## Start RECORDS FOR PROCESSING

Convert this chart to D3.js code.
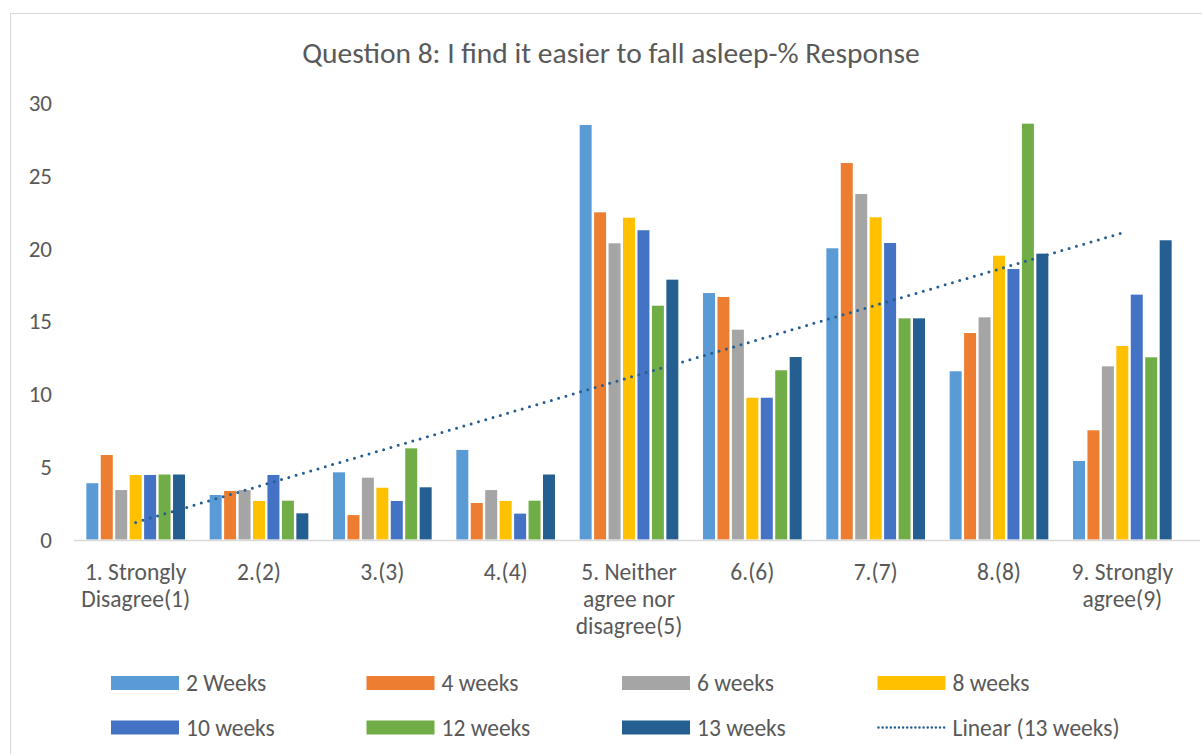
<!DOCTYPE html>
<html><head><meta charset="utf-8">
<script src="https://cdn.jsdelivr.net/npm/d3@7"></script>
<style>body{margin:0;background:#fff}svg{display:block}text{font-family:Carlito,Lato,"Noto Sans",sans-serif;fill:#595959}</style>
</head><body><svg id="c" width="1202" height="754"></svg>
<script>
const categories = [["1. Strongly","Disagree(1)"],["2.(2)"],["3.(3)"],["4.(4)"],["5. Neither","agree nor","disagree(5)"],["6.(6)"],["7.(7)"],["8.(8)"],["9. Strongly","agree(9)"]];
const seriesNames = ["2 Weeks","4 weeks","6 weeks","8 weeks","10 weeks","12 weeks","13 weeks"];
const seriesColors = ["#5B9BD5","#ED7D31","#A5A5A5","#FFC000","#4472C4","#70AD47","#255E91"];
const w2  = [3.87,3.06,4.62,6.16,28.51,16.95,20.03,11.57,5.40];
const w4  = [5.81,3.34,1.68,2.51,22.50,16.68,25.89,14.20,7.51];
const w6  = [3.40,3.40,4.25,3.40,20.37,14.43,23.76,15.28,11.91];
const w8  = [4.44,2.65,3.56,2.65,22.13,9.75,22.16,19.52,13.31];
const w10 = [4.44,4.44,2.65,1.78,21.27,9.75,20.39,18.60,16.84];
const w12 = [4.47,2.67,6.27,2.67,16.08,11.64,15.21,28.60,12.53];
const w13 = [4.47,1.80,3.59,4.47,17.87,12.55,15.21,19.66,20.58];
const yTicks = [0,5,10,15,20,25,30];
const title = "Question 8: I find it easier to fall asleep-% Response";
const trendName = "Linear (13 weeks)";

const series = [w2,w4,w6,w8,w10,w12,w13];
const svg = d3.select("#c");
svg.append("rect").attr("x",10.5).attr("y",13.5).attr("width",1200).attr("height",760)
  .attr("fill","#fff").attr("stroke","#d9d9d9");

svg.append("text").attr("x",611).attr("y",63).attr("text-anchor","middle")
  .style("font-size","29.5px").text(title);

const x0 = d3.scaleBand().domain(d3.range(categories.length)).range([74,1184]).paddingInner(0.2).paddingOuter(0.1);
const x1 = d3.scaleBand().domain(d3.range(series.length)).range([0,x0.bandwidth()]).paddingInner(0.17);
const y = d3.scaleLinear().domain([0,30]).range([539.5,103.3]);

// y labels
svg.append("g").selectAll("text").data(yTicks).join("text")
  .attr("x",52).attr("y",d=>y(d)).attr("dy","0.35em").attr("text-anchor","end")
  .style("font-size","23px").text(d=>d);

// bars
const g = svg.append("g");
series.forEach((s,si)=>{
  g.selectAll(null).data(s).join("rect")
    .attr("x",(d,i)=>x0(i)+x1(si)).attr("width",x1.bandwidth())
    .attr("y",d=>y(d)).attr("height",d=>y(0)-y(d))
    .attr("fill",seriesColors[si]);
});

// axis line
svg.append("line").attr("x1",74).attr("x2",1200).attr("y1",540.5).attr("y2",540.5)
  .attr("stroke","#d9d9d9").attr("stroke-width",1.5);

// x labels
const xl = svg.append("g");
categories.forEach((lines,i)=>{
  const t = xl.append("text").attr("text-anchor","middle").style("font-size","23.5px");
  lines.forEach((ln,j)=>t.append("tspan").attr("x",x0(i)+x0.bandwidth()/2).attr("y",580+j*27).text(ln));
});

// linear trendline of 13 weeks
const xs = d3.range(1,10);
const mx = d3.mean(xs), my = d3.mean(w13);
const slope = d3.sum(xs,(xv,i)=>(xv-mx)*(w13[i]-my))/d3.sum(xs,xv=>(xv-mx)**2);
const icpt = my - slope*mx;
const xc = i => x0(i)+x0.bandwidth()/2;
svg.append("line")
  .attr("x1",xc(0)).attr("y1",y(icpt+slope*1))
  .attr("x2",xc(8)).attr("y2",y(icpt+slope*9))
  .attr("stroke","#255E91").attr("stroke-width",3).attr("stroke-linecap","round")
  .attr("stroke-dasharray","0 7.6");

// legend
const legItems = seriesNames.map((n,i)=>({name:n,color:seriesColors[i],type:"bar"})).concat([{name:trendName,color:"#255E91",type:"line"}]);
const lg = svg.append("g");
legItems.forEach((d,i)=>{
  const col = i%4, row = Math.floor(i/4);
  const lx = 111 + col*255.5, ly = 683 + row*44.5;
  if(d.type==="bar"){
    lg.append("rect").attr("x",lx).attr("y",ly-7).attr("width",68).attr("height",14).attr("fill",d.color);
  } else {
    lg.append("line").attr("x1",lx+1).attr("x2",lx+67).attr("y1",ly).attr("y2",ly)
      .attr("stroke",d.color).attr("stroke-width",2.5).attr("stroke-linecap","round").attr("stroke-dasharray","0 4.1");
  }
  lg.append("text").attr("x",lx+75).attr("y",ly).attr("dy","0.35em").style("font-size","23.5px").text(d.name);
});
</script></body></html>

## End RECORDS FOR PROCESSING
## Start RECORDS FOR PROCESSING

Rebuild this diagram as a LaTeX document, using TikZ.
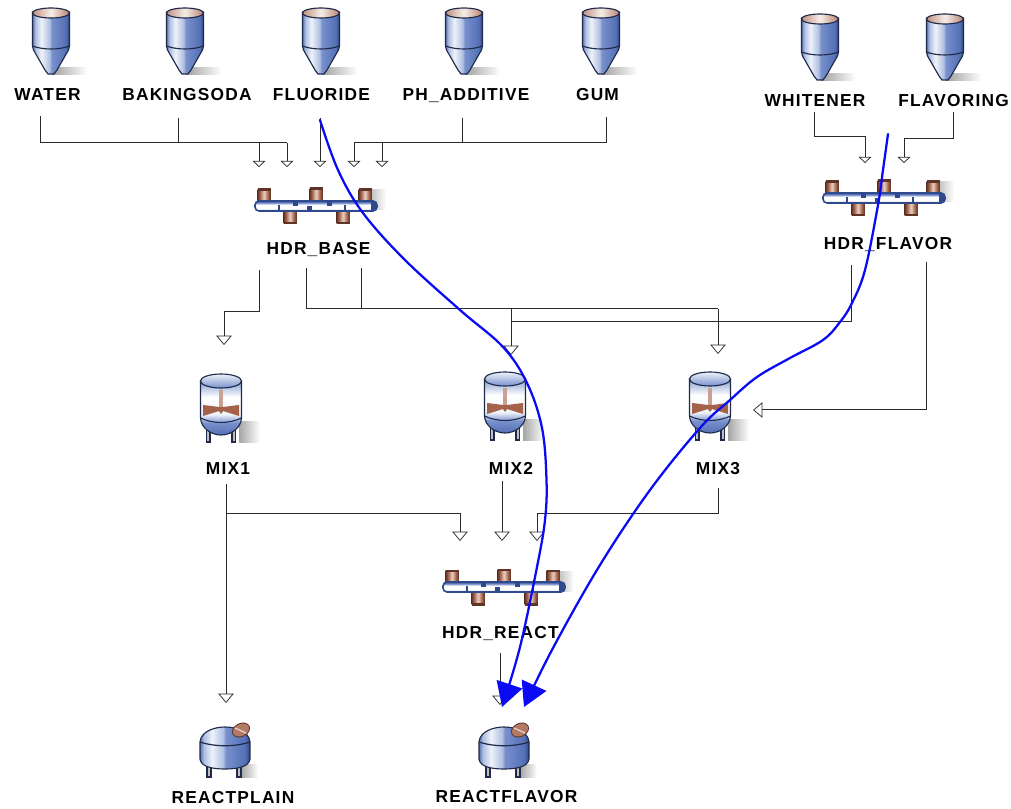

## End RECORDS FOR PROCESSING
## Start RECORDS FOR PROCESSING

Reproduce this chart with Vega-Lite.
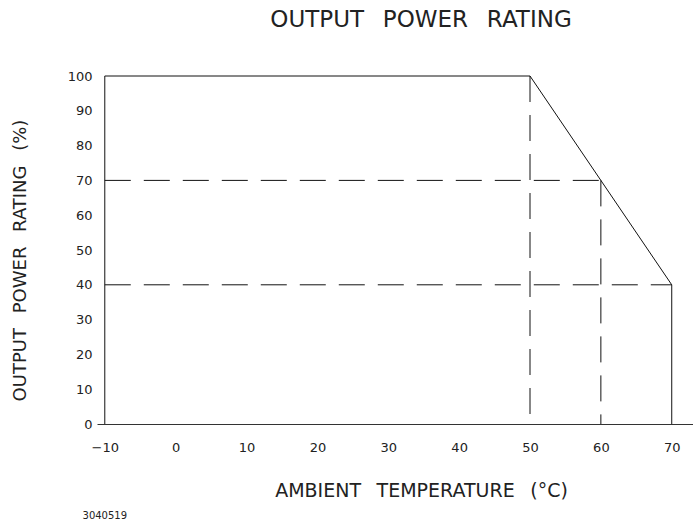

## End RECORDS FOR PROCESSING

WRITTEN INSTRUCTION »
From the data, pick out every line that includes "chart".

CORRECT RESULT »
Convert this chart to D3.js code.
Reproduce this chart with Vega-Lite.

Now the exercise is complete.